Durante mais de um ano após várias acusações de violação, a indústria cinematográfica francesa encolheu os ombros e a lenda com mais de 200 títulos em seu nome continuou a trabalhar.
Mas as crescentes acusações de assédio sexual este ano, incluindo as de mais 13 mulheres numa reportagem do 'site' de investigação Mediapart em abril, e as recentes imagens com os comentários obscenos, estão finalmente a forçar um debate sobre o sexismo e a violência sexual no cinema nacional, seis anos após o início do movimento #MeToo em Hollywood, que derrubou o produtor Harvey Weinstein.
“Haverá um pós-Depardieu, isso é claro”, disse a ativista Laura Pertuy.
“A todos os níveis, em todas as gerações, as pessoas estão a começar a falar, a dizer basta, o sistema não pode continuar assim”, disse a secretário-geral da Collectif 50/50, uma associação que promove a igualdade de género no cinema.
A reportagem desencadeou alguma autorreflexão.
“Somos todos um pouco culpados”, reconheceu Marc Missonnier, presidente do sindicato dos produtores de cinema da França.
“Havia uma tolerância e isso foi um erro”, acrescentou na entrevista ao canal France 2.
Anouk Grinberg, que conhece Depardieu há décadas, falou pela primeira vez em outubro.
"Qualquer pessoa que já trabalhou com ele sabe que ataca as mulheres”, disse a atriz de 60 anos à revista Elle, mas notando que as pessoas não o denunciaram por medo de que isso prejudicasse as suas carreiras.
"Todos permitiram que ele fosse um monstro", disse à rádio France Inter já esta na segunda-feira.
Ela apelou para o fim da “outra monstruosidade [...], aquela das pessoas do cinema que são indiferentes ao mal sofrido pelas mulheres, às humilhações que lhes são infligidas”.
Depardieu tem negado repetidamente ter cometido qualquer crime.
“Nunca abusei de uma mulher”, escreveu ele no jornal Le Figaro em outubro.
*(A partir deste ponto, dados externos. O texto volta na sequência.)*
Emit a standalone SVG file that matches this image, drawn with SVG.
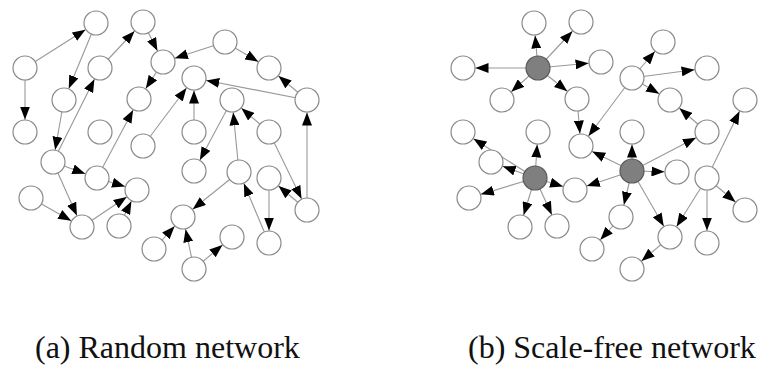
<svg xmlns="http://www.w3.org/2000/svg" width="779" height="374" viewBox="0 0 779 374">
<style>
.e{stroke:#999;stroke-width:1.1;fill:none;marker-end:url(#ah)}
.n{fill:#fff;stroke:#8a8a8a;stroke-width:1.2}
.h{fill:#7f7f7f;stroke:#5a5a5a;stroke-width:1.2}
.lbl{font-size:32px;fill:#111}
</style>
<defs>
<marker id="ah" markerUnits="userSpaceOnUse" markerWidth="13" markerHeight="10" refX="25.5" refY="5" orient="auto">
<path d="M0,0 L13,5 L0,10 Z" fill="#000"/>
</marker>
</defs>
<rect width="779" height="374" fill="#fff"/>
<g id="connectors">
<g id="edges-a">
<line class="e" x1="25" y1="68" x2="96" y2="23"/>
<line class="e" x1="25" y1="68" x2="25" y2="132"/>
<line class="e" x1="96" y1="23" x2="64" y2="100"/>
<line class="e" x1="64" y1="100" x2="53" y2="162"/>
<line class="e" x1="53" y1="162" x2="100" y2="68"/>
<line class="e" x1="100" y1="68" x2="143" y2="22"/>
<line class="e" x1="143" y1="22" x2="163" y2="62"/>
<line class="e" x1="163" y1="62" x2="139" y2="99"/>
<line class="e" x1="97" y1="178" x2="139" y2="99"/>
<line class="e" x1="225" y1="42" x2="163" y2="62"/>
<line class="e" x1="225" y1="42" x2="269" y2="68"/>
<line class="e" x1="307" y1="100" x2="269" y2="68"/>
<line class="e" x1="307" y1="100" x2="194" y2="78"/>
<line class="e" x1="194" y1="132" x2="194" y2="78"/>
<line class="e" x1="143" y1="146" x2="194" y2="78"/>
<line class="e" x1="232" y1="100" x2="194" y2="171"/>
<line class="e" x1="239" y1="172" x2="232" y2="100"/>
<line class="e" x1="269" y1="132" x2="232" y2="100"/>
<line class="e" x1="269" y1="132" x2="307" y2="210"/>
<line class="e" x1="307" y1="210" x2="307" y2="100"/>
<line class="e" x1="307" y1="210" x2="269" y2="178"/>
<line class="e" x1="269" y1="178" x2="269" y2="243"/>
<line class="e" x1="269" y1="243" x2="239" y2="172"/>
<line class="e" x1="239" y1="172" x2="183" y2="217"/>
<line class="e" x1="194" y1="269" x2="183" y2="217"/>
<line class="e" x1="194" y1="269" x2="232" y2="237"/>
<line class="e" x1="154" y1="249" x2="183" y2="217"/>
<line class="e" x1="53" y1="162" x2="97" y2="178"/>
<line class="e" x1="53" y1="162" x2="82" y2="227"/>
<line class="e" x1="31" y1="198" x2="82" y2="227"/>
<line class="e" x1="82" y1="227" x2="137" y2="190"/>
<line class="e" x1="97" y1="178" x2="137" y2="190"/>
<line class="e" x1="119" y1="226" x2="137" y2="190"/>
</g>
<g id="edges-b" transform="translate(438,0)">
<line class="e" x1="100" y1="68" x2="96" y2="23"/>
<line class="e" x1="100" y1="68" x2="143" y2="22"/>
<line class="e" x1="100" y1="68" x2="25" y2="68"/>
<line class="e" x1="100" y1="68" x2="163" y2="62"/>
<line class="e" x1="100" y1="68" x2="64" y2="100"/>
<line class="e" x1="100" y1="68" x2="139" y2="99"/>
<line class="e" x1="139" y1="99" x2="143" y2="146"/>
<line class="e" x1="194" y1="78" x2="143" y2="146"/>
<line class="e" x1="194" y1="78" x2="225" y2="42"/>
<line class="e" x1="194" y1="78" x2="269" y2="68"/>
<line class="e" x1="194" y1="78" x2="232" y2="100"/>
<line class="e" x1="269" y1="132" x2="232" y2="100"/>
<line class="e" x1="194" y1="171" x2="269" y2="132"/>
<line class="e" x1="269" y1="178" x2="307" y2="100"/>
<line class="e" x1="97" y1="178" x2="25" y2="132"/>
<line class="e" x1="97" y1="178" x2="100" y2="132"/>
<line class="e" x1="97" y1="178" x2="53" y2="162"/>
<line class="e" x1="97" y1="178" x2="31" y2="198"/>
<line class="e" x1="97" y1="178" x2="137" y2="190"/>
<line class="e" x1="97" y1="178" x2="82" y2="227"/>
<line class="e" x1="97" y1="178" x2="119" y2="226"/>
<line class="e" x1="194" y1="171" x2="194" y2="132"/>
<line class="e" x1="194" y1="171" x2="239" y2="172"/>
<line class="e" x1="194" y1="171" x2="137" y2="190"/>
<line class="e" x1="194" y1="171" x2="183" y2="217"/>
<line class="e" x1="194" y1="171" x2="232" y2="237"/>
<line class="e" x1="194" y1="171" x2="143" y2="146"/>
<line class="e" x1="269" y1="178" x2="232" y2="237"/>
<line class="e" x1="269" y1="178" x2="269" y2="243"/>
<line class="e" x1="269" y1="178" x2="307" y2="210"/>
<line class="e" x1="232" y1="237" x2="194" y2="269"/>
<line class="e" x1="183" y1="217" x2="154" y2="249"/>
</g>
</g>
<g id="nodes-a">
<g id="a1"><circle class="n" cx="96" cy="23" r="12"/></g>
<g id="a2"><circle class="n" cx="143" cy="22" r="12"/></g>
<g id="a3"><circle class="n" cx="25" cy="68" r="12"/></g>
<g id="a4"><circle class="n" cx="100" cy="68" r="12"/></g>
<g id="a5"><circle class="n" cx="163" cy="62" r="12"/></g>
<g id="a6"><circle class="n" cx="225" cy="42" r="12"/></g>
<g id="a7"><circle class="n" cx="269" cy="68" r="12"/></g>
<g id="a8"><circle class="n" cx="194" cy="78" r="12"/></g>
<g id="a9"><circle class="n" cx="64" cy="100" r="12"/></g>
<g id="a10"><circle class="n" cx="139" cy="99" r="12"/></g>
<g id="a11"><circle class="n" cx="232" cy="100" r="12"/></g>
<g id="a12"><circle class="n" cx="307" cy="100" r="12"/></g>
<g id="a13"><circle class="n" cx="25" cy="132" r="12"/></g>
<g id="a14"><circle class="n" cx="100" cy="132" r="12"/></g>
<g id="a15"><circle class="n" cx="269" cy="132" r="12"/></g>
<g id="a16"><circle class="n" cx="194" cy="132" r="12"/></g>
<g id="a17"><circle class="n" cx="143" cy="146" r="12"/></g>
<g id="a18"><circle class="n" cx="53" cy="162" r="12"/></g>
<g id="a19"><circle class="n" cx="97" cy="178" r="12"/></g>
<g id="a20"><circle class="n" cx="137" cy="190" r="12"/></g>
<g id="a21"><circle class="n" cx="31" cy="198" r="12"/></g>
<g id="a22"><circle class="n" cx="82" cy="227" r="12"/></g>
<g id="a23"><circle class="n" cx="119" cy="226" r="12"/></g>
<g id="a24"><circle class="n" cx="194" cy="171" r="12"/></g>
<g id="a25"><circle class="n" cx="239" cy="172" r="12"/></g>
<g id="a26"><circle class="n" cx="269" cy="178" r="12"/></g>
<g id="a27"><circle class="n" cx="307" cy="210" r="12"/></g>
<g id="a28"><circle class="n" cx="183" cy="217" r="12"/></g>
<g id="a29"><circle class="n" cx="232" cy="237" r="12"/></g>
<g id="a30"><circle class="n" cx="269" cy="243" r="12"/></g>
<g id="a31"><circle class="n" cx="154" cy="249" r="12"/></g>
<g id="a32"><circle class="n" cx="194" cy="269" r="12"/></g>
</g>
<g id="nodes-b" transform="translate(438,0)">
<g id="b1"><circle class="n" cx="96" cy="23" r="12"/></g>
<g id="b2"><circle class="n" cx="143" cy="22" r="12"/></g>
<g id="b3"><circle class="n" cx="25" cy="68" r="12"/></g>
<g id="b4"><circle class="h" cx="100" cy="68" r="12"/></g>
<g id="b5"><circle class="n" cx="163" cy="62" r="12"/></g>
<g id="b6"><circle class="n" cx="225" cy="42" r="12"/></g>
<g id="b7"><circle class="n" cx="269" cy="68" r="12"/></g>
<g id="b8"><circle class="n" cx="194" cy="78" r="12"/></g>
<g id="b9"><circle class="n" cx="64" cy="100" r="12"/></g>
<g id="b10"><circle class="n" cx="139" cy="99" r="12"/></g>
<g id="b11"><circle class="n" cx="232" cy="100" r="12"/></g>
<g id="b12"><circle class="n" cx="307" cy="100" r="12"/></g>
<g id="b13"><circle class="n" cx="25" cy="132" r="12"/></g>
<g id="b14"><circle class="n" cx="100" cy="132" r="12"/></g>
<g id="b15"><circle class="n" cx="269" cy="132" r="12"/></g>
<g id="b16"><circle class="n" cx="194" cy="132" r="12"/></g>
<g id="b17"><circle class="n" cx="143" cy="146" r="12"/></g>
<g id="b18"><circle class="n" cx="53" cy="162" r="12"/></g>
<g id="b19"><circle class="h" cx="97" cy="178" r="12"/></g>
<g id="b20"><circle class="n" cx="137" cy="190" r="12"/></g>
<g id="b21"><circle class="n" cx="31" cy="198" r="12"/></g>
<g id="b22"><circle class="n" cx="82" cy="227" r="12"/></g>
<g id="b23"><circle class="n" cx="119" cy="226" r="12"/></g>
<g id="b24"><circle class="h" cx="194" cy="171" r="12"/></g>
<g id="b25"><circle class="n" cx="239" cy="172" r="12"/></g>
<g id="b26"><circle class="n" cx="269" cy="178" r="12"/></g>
<g id="b27"><circle class="n" cx="307" cy="210" r="12"/></g>
<g id="b28"><circle class="n" cx="183" cy="217" r="12"/></g>
<g id="b29"><circle class="n" cx="232" cy="237" r="12"/></g>
<g id="b30"><circle class="n" cx="269" cy="243" r="12"/></g>
<g id="b31"><circle class="n" cx="154" cy="249" r="12"/></g>
<g id="b32"><circle class="n" cx="194" cy="269" r="12"/></g>
</g>
<g id="labels" font-family="'Liberation Serif', 'DejaVu Serif', serif">
<text class="lbl" x="35" y="358" font-family="Liberation Serif, serif">(a) Random network</text>
<text class="lbl" x="468" y="358" font-family="Liberation Serif, serif">(b) Scale-free network</text>
</g>
</svg>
Em outubro, o ator, nomeado para um Óscar por "Cyrano de Bergerac" (1990) e conhecido mais recentemente pela série "Marselha", da Netflix, colocou a carreira em pausa.
“Não deveríamos celebrar... Depardieu”, disse à France 2. um porta-voz da France Televisions, a organização de canais públicos.
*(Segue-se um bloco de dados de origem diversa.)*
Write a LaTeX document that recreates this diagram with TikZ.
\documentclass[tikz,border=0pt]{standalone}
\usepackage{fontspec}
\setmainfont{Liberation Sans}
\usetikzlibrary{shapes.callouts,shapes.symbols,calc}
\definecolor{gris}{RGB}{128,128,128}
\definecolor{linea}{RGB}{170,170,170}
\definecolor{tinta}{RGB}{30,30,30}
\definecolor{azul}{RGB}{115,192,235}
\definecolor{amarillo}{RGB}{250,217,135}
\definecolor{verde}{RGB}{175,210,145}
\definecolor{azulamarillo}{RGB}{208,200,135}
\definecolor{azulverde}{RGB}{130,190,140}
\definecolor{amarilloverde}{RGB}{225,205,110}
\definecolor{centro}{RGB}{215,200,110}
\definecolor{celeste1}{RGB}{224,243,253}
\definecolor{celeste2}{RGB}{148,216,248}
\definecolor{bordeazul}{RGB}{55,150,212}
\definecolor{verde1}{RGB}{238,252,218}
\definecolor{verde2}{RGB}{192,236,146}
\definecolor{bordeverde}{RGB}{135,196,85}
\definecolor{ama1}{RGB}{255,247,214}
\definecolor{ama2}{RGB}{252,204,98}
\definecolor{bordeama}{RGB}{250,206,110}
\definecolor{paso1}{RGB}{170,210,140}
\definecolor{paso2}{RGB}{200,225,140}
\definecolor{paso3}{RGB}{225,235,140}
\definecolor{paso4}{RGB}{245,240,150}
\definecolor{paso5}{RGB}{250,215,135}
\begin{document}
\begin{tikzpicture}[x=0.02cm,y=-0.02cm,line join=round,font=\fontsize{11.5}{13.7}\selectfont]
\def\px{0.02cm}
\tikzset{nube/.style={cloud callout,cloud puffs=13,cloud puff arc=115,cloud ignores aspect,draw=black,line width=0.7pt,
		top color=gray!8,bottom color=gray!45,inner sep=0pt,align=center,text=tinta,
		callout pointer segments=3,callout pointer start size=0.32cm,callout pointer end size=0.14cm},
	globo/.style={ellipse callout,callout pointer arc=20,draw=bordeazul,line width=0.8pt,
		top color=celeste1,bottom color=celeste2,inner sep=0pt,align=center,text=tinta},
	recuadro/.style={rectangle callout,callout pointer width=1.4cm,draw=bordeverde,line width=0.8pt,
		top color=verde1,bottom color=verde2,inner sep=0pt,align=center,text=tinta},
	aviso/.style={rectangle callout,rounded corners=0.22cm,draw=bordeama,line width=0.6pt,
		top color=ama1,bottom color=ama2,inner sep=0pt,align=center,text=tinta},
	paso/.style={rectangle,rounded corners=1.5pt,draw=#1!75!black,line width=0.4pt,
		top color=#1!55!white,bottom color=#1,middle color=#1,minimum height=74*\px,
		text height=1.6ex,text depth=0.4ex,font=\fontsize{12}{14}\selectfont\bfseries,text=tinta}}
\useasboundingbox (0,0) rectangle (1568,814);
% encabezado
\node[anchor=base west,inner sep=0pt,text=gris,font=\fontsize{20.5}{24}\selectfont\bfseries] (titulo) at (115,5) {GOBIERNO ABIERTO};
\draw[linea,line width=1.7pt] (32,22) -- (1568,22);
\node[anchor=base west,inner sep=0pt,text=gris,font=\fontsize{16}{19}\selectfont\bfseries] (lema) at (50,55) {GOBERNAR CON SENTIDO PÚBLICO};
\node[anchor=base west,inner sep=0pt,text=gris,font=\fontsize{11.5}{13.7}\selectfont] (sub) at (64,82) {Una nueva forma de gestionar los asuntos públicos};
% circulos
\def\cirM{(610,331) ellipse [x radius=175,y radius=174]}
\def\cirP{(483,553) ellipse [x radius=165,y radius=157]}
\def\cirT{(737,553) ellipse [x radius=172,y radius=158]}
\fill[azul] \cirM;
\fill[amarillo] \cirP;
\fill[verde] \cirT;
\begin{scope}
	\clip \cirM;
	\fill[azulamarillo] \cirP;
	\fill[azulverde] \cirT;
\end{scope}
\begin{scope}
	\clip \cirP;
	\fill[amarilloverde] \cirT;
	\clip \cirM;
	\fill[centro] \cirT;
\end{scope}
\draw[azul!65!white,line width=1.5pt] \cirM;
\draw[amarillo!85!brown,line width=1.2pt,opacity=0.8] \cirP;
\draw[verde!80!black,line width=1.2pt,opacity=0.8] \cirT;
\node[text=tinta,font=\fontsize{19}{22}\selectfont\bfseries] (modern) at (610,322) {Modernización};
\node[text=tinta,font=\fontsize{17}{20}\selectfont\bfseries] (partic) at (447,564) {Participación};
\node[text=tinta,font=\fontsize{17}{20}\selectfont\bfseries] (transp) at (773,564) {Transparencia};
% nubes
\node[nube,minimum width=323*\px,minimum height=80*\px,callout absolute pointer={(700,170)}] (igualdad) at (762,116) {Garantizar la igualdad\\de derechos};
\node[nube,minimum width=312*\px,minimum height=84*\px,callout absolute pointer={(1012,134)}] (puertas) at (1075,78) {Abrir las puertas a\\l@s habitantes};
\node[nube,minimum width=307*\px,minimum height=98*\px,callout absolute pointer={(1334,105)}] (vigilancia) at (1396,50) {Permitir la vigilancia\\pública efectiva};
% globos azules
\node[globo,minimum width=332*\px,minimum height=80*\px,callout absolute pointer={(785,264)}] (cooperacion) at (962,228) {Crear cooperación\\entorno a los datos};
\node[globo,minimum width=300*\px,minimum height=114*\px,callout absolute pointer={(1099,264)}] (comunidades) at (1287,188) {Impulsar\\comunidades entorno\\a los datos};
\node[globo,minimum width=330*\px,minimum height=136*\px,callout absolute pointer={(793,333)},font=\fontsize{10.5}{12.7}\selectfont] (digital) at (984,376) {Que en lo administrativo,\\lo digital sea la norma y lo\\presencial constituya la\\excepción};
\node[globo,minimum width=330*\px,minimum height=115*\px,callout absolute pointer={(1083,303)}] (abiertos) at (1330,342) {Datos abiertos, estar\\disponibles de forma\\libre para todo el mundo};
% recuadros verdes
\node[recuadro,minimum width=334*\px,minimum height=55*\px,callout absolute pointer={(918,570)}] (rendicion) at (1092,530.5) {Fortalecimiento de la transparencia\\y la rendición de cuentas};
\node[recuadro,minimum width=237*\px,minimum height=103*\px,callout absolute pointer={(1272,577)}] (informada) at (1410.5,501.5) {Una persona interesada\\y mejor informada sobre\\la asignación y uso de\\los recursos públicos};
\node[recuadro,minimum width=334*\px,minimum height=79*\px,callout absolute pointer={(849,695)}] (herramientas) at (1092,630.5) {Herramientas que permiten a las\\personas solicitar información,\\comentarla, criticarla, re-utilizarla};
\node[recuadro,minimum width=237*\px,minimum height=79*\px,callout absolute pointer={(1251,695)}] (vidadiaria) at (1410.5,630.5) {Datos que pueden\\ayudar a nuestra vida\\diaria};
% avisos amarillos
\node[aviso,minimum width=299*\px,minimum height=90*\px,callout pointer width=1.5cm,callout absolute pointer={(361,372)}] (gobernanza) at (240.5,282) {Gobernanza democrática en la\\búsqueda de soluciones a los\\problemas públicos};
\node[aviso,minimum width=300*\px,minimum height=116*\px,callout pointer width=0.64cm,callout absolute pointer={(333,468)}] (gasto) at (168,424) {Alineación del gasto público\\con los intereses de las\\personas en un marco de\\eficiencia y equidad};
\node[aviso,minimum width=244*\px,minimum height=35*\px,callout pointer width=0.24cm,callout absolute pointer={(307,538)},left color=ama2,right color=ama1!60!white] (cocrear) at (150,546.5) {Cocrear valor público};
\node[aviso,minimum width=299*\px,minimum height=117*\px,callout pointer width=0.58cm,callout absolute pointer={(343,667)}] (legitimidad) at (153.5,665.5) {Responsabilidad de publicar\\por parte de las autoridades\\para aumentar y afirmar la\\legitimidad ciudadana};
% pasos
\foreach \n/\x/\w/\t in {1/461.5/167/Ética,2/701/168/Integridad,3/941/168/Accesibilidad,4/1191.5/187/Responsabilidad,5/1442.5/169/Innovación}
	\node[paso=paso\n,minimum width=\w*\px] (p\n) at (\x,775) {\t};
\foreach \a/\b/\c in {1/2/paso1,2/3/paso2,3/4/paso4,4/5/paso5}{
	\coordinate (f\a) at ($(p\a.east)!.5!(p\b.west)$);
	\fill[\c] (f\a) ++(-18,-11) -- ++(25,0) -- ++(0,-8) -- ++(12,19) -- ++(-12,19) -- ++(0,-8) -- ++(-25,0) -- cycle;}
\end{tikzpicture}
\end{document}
Mas o grupo disse à France-Presse na segunda-feira que “os filmes com... Depardieu continuarão a ser comprados e transmitidos”, pois incluem “obras-primas”.
Um deles, o premiado "Ilusões Perdidas" (2021), de Xavier Giannoli, será exibido na France 2 no domingo.
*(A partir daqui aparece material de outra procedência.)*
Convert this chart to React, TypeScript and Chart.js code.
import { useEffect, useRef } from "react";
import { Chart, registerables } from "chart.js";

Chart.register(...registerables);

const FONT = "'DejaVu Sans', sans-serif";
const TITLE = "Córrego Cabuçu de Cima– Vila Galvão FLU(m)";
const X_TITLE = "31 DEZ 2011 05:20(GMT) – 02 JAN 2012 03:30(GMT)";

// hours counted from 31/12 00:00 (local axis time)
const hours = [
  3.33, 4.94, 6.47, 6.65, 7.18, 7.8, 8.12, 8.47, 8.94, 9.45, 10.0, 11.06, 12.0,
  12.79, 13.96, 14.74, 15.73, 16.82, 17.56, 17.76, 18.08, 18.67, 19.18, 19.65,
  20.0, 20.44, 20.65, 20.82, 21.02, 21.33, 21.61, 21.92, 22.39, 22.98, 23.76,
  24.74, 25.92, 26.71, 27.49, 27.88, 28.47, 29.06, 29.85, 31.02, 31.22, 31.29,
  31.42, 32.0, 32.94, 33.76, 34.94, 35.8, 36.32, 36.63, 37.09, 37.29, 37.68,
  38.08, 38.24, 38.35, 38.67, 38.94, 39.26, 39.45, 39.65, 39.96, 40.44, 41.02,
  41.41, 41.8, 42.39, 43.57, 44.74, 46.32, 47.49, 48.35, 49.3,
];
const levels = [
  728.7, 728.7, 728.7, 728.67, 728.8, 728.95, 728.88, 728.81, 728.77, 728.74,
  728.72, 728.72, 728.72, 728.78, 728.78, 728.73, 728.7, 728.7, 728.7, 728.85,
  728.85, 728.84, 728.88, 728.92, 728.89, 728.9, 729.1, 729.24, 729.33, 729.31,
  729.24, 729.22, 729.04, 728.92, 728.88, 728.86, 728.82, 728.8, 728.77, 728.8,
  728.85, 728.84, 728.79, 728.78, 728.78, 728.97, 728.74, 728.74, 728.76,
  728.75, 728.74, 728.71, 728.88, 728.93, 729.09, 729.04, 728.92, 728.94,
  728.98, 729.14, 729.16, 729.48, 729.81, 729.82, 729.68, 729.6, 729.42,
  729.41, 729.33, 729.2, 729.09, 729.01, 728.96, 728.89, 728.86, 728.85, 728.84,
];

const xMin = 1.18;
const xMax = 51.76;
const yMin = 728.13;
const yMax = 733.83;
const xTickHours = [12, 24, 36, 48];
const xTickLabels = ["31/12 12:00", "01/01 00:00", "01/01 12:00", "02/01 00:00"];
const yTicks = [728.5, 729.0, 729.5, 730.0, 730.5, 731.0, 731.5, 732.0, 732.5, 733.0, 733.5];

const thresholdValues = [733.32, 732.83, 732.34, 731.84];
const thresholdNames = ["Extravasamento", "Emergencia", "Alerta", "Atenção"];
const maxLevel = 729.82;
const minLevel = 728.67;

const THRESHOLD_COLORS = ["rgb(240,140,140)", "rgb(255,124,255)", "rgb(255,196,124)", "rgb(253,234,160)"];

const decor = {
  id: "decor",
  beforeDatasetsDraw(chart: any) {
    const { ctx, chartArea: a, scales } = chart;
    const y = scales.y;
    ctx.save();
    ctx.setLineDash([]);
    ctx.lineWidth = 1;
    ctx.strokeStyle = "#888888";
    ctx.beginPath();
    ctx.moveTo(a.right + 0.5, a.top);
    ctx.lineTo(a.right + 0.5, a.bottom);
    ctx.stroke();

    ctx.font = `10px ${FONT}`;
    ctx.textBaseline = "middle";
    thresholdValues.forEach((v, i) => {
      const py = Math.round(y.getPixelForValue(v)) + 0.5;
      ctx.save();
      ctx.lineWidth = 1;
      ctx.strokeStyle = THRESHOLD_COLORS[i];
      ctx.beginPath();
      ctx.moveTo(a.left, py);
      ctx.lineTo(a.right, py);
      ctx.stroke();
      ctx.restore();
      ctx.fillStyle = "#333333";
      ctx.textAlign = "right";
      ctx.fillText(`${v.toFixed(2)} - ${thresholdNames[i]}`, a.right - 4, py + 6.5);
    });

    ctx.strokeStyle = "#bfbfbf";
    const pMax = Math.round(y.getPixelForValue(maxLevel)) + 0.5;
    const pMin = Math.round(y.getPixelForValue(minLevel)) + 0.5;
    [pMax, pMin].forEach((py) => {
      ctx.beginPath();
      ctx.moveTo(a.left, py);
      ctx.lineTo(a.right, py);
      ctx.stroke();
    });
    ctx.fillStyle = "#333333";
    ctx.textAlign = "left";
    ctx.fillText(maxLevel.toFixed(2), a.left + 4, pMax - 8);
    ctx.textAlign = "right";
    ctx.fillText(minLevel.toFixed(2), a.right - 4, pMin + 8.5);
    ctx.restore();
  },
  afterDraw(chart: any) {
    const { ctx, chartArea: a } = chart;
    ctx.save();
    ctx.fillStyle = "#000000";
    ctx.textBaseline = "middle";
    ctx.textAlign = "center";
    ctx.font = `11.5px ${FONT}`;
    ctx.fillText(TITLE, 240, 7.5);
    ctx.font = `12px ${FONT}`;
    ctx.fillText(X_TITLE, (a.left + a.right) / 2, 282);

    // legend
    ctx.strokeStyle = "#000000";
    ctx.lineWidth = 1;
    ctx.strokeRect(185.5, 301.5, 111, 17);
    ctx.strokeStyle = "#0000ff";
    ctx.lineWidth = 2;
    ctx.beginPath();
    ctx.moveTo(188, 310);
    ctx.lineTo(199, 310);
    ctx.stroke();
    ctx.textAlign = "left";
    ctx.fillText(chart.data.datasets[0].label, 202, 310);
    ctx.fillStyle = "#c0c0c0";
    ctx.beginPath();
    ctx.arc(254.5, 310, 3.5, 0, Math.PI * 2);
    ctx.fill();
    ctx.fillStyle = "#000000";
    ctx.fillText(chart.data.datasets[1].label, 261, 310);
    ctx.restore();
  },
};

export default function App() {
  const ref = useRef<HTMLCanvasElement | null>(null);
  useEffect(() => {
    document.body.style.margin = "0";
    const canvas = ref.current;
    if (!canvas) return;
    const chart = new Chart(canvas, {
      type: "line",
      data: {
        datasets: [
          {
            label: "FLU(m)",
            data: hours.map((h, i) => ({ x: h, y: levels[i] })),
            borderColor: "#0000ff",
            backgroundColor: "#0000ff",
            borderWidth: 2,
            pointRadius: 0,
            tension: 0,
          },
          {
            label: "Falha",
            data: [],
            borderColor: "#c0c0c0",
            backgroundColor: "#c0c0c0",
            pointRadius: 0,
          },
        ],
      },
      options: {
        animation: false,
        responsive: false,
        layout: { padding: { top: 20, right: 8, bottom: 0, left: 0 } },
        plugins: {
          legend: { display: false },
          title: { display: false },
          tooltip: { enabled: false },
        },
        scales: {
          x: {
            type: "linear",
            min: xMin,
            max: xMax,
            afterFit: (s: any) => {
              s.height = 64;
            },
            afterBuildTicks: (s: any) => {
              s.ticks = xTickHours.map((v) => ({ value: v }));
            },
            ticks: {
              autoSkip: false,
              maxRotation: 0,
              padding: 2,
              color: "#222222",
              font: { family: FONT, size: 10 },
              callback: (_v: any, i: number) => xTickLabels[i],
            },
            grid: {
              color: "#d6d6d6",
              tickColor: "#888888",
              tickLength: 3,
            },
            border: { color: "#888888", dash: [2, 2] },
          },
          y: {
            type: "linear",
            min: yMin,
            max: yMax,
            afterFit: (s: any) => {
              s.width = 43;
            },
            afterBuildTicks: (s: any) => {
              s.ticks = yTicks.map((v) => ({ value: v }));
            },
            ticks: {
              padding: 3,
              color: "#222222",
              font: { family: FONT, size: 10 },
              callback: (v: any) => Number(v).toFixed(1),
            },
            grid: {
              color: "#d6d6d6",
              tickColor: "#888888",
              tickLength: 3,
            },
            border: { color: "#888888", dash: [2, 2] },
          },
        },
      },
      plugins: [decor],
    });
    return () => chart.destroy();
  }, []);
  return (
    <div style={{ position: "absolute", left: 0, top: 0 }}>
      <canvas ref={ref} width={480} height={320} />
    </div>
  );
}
Depardieu não é a única figura do cinema francês acusada de má conduta, mas é a mais proeminente.
Sob pressão de ativistas e das autoridades, surgiram diversas iniciativas para prevenir a violência sexual. Os sets das rodagens empregam cada vez mais "treinadores de intimidade" para garantir que os atores se sintam confortáveis durante as cenas de sexo. E desde 2021, o Centre national du cinéma et de l’image animée (CNC) condicionou a ajuda financeira a cursos de prevenção do assédio sexual.
A atriz Adèle Haenel, que já havia denunciado a “dominação” que sofreu quando adolescente por parte do realizador Christophe Ruggia, anunciou em maio o abandono do cinema devido à “indulgência” da indústria com as agressões sexuais.
E as feministas apontam que Dominique Boutonnat, o diretor do CNC, que deveria estar a conduzir a indústria para um rumo melhor, foi ele próprio acusado de agredir sexualmente o seu afilhado de 21 anos em 2020, uma alegação que ele nega.